STORED DATA.
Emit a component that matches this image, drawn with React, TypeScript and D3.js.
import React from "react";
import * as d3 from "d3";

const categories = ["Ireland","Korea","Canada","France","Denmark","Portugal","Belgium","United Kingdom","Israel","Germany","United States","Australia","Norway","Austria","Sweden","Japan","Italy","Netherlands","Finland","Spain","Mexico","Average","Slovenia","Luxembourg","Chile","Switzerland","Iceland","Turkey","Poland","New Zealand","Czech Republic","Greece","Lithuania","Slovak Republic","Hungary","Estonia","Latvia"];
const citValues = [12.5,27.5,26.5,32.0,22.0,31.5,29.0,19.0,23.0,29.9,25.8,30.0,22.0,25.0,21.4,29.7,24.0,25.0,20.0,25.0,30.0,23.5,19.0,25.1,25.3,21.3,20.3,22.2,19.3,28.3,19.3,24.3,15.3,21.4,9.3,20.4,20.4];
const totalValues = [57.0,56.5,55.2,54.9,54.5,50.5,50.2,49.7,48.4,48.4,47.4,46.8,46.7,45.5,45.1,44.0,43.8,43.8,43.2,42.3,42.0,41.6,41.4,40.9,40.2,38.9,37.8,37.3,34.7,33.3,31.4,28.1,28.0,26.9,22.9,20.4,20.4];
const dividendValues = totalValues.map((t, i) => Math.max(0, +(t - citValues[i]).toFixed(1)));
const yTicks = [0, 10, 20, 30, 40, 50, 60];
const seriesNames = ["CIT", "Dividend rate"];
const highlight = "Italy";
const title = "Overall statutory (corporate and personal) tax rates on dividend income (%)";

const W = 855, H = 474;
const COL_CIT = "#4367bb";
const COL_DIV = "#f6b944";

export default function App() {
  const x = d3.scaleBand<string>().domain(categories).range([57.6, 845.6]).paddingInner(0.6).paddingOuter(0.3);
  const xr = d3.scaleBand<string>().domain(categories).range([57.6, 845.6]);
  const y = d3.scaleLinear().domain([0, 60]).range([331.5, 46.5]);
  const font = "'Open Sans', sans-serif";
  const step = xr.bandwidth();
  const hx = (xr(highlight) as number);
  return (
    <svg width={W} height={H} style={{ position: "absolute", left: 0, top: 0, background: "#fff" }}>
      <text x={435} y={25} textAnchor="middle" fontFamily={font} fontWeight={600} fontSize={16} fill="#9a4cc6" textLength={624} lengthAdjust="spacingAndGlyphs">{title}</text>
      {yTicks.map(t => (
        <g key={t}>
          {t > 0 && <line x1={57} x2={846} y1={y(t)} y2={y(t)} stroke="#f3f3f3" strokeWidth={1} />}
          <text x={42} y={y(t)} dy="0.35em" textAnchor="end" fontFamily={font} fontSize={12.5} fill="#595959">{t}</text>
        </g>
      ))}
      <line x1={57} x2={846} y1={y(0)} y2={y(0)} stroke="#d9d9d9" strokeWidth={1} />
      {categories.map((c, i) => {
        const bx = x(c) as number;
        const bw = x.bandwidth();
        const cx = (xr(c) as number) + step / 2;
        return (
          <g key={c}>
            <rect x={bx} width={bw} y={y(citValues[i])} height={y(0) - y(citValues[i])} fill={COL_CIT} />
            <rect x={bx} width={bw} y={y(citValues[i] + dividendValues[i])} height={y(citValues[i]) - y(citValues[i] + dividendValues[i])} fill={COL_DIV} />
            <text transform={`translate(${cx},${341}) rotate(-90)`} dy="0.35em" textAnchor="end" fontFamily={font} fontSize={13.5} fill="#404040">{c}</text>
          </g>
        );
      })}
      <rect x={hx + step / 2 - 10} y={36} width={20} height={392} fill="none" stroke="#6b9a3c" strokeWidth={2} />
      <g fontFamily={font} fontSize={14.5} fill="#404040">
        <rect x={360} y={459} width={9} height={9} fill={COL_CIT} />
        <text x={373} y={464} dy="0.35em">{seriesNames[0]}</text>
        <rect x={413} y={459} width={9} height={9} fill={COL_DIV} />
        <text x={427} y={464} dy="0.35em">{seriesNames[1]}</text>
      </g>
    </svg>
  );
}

--

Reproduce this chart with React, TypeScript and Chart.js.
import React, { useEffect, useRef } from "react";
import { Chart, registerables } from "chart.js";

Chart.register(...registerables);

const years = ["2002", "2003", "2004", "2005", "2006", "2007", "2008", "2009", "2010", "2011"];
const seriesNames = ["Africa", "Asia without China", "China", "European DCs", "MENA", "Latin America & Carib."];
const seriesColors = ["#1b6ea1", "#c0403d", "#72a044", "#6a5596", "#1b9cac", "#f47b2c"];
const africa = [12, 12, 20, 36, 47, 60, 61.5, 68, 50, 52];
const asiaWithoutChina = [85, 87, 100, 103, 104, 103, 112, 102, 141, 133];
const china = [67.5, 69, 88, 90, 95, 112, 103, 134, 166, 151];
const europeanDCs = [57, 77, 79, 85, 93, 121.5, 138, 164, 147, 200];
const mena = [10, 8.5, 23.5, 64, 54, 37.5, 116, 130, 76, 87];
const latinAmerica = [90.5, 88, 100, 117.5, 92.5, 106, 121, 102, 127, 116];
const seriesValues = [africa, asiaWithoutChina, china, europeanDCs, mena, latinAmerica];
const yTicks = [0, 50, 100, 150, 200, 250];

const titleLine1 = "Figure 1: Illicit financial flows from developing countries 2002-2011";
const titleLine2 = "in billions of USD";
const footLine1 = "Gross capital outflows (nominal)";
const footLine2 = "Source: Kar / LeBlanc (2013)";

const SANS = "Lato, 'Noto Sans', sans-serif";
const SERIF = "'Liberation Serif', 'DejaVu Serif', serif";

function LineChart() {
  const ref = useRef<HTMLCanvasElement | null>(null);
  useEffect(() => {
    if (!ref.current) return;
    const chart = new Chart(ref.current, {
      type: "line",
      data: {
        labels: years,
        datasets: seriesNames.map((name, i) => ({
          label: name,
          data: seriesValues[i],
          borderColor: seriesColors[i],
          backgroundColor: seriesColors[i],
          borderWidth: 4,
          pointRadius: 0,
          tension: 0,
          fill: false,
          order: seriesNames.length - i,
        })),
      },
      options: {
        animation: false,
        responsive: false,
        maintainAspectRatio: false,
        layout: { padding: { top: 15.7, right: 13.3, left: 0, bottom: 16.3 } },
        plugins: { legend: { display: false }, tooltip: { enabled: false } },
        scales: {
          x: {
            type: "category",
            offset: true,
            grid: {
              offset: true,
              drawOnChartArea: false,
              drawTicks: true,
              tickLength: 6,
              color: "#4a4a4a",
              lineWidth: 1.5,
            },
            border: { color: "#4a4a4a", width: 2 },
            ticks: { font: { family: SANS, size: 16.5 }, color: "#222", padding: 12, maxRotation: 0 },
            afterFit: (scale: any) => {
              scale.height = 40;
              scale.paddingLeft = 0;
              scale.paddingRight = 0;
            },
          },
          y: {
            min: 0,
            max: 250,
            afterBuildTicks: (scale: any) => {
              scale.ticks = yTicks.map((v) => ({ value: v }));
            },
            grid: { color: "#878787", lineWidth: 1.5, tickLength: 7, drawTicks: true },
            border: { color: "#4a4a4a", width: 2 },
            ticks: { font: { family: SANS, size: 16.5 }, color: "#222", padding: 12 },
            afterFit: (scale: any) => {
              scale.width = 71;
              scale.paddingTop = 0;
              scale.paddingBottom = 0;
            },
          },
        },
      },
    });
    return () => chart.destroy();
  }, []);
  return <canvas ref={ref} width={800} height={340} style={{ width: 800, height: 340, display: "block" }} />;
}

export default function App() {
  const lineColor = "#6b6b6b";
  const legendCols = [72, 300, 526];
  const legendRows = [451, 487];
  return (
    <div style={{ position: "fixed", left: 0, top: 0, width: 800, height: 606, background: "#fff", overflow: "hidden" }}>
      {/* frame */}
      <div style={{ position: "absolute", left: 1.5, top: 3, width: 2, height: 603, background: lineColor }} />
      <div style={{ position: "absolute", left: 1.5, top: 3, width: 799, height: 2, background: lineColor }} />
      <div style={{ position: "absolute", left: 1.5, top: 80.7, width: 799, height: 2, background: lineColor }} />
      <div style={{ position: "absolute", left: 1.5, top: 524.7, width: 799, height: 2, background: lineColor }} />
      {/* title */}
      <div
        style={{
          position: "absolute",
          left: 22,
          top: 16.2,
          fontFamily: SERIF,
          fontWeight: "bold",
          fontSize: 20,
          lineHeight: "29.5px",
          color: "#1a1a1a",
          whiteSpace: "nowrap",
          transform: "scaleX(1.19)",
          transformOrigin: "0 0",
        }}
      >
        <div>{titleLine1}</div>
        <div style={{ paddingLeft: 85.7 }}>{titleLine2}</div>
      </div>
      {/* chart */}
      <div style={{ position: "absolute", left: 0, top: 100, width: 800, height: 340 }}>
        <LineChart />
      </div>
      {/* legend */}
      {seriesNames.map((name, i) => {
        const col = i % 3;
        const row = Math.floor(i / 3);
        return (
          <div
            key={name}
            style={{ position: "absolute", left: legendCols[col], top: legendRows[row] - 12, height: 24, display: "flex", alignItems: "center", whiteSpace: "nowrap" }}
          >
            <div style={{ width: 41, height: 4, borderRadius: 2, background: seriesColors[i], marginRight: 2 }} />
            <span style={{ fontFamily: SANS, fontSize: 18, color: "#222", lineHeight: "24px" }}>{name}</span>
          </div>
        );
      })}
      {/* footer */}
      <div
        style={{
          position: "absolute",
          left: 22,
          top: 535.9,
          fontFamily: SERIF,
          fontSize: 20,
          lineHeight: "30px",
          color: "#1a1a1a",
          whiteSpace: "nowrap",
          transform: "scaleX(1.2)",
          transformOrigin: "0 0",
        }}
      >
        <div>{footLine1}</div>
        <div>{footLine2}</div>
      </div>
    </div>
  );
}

* * *

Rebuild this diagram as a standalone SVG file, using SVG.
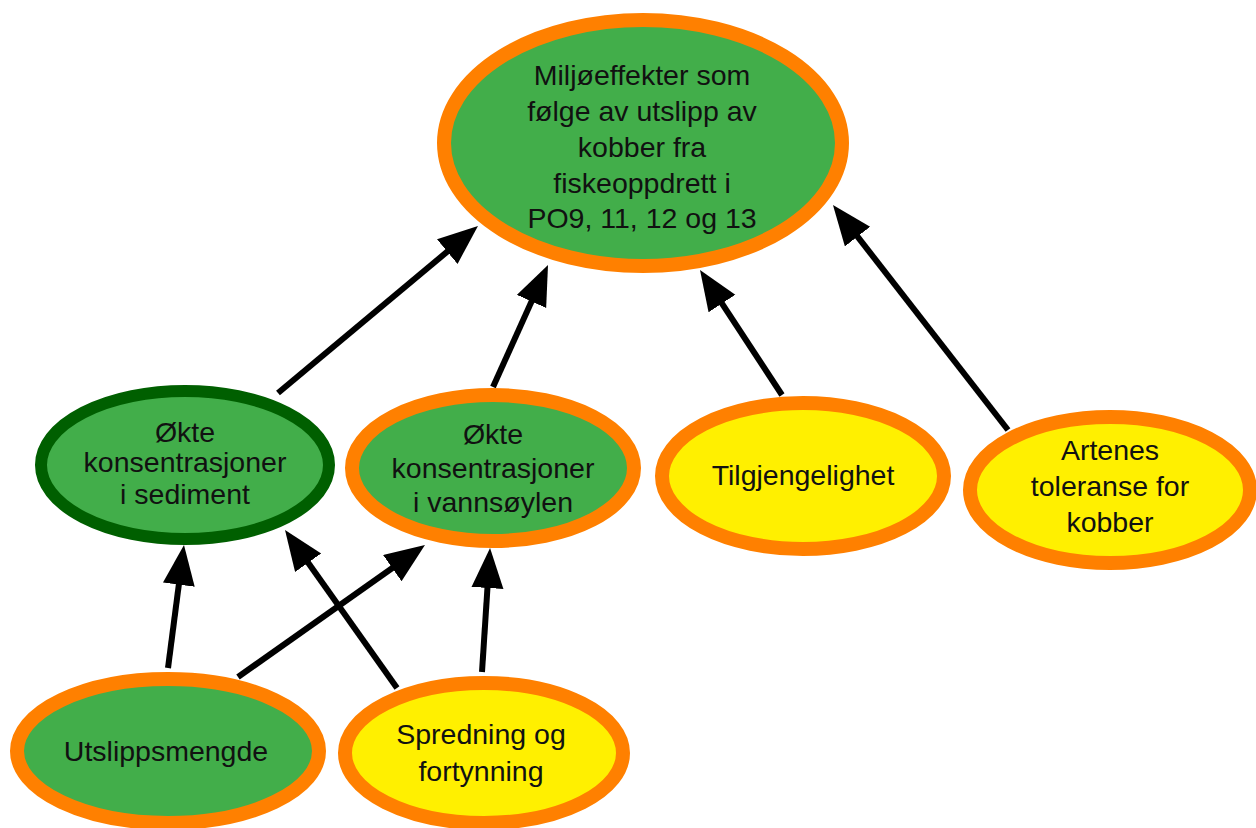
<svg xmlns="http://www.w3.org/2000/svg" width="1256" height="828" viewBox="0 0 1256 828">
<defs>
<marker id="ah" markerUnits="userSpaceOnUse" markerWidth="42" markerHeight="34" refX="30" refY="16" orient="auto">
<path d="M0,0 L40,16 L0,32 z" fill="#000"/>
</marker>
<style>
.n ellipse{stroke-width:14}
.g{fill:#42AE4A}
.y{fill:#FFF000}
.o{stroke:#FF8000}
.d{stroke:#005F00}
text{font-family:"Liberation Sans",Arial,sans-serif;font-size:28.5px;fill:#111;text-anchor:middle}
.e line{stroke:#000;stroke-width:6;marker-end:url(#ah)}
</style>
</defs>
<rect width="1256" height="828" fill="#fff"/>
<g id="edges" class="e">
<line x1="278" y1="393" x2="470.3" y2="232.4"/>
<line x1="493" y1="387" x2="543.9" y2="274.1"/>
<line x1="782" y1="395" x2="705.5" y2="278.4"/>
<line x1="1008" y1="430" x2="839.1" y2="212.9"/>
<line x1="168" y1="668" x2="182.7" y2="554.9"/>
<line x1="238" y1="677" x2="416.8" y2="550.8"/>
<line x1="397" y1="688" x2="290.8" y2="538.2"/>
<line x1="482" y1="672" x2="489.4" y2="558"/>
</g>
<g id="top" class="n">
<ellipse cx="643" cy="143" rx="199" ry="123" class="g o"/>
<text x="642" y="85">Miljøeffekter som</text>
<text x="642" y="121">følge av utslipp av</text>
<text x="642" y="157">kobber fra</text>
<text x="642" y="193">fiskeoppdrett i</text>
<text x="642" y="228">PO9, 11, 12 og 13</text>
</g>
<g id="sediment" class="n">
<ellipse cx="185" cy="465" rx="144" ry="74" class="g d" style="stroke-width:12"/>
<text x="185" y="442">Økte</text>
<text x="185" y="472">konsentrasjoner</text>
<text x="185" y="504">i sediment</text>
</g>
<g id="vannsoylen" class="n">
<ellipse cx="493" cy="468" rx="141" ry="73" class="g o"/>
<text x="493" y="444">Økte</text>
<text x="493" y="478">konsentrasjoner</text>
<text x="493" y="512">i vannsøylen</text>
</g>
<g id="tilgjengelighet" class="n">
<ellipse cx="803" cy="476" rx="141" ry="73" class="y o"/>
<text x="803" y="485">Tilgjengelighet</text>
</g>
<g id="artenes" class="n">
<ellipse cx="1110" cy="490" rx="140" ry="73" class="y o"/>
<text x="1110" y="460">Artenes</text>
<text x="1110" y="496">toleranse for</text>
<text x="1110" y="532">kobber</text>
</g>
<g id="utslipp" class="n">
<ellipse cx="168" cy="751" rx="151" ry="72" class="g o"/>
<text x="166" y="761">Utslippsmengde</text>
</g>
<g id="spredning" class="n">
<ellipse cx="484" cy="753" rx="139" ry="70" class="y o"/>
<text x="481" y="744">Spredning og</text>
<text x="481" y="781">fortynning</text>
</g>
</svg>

THE PROBLEM.
Go back over the listing above and copy exactly the lines that begin at the line with "Emit a component" and stop after the line with "import * as"; leave out every other line.

RIGHT ANSWER.
Emit a component that matches this image, drawn with React, TypeScript and D3.js.
import React from "react";
import * as d3 from "d3";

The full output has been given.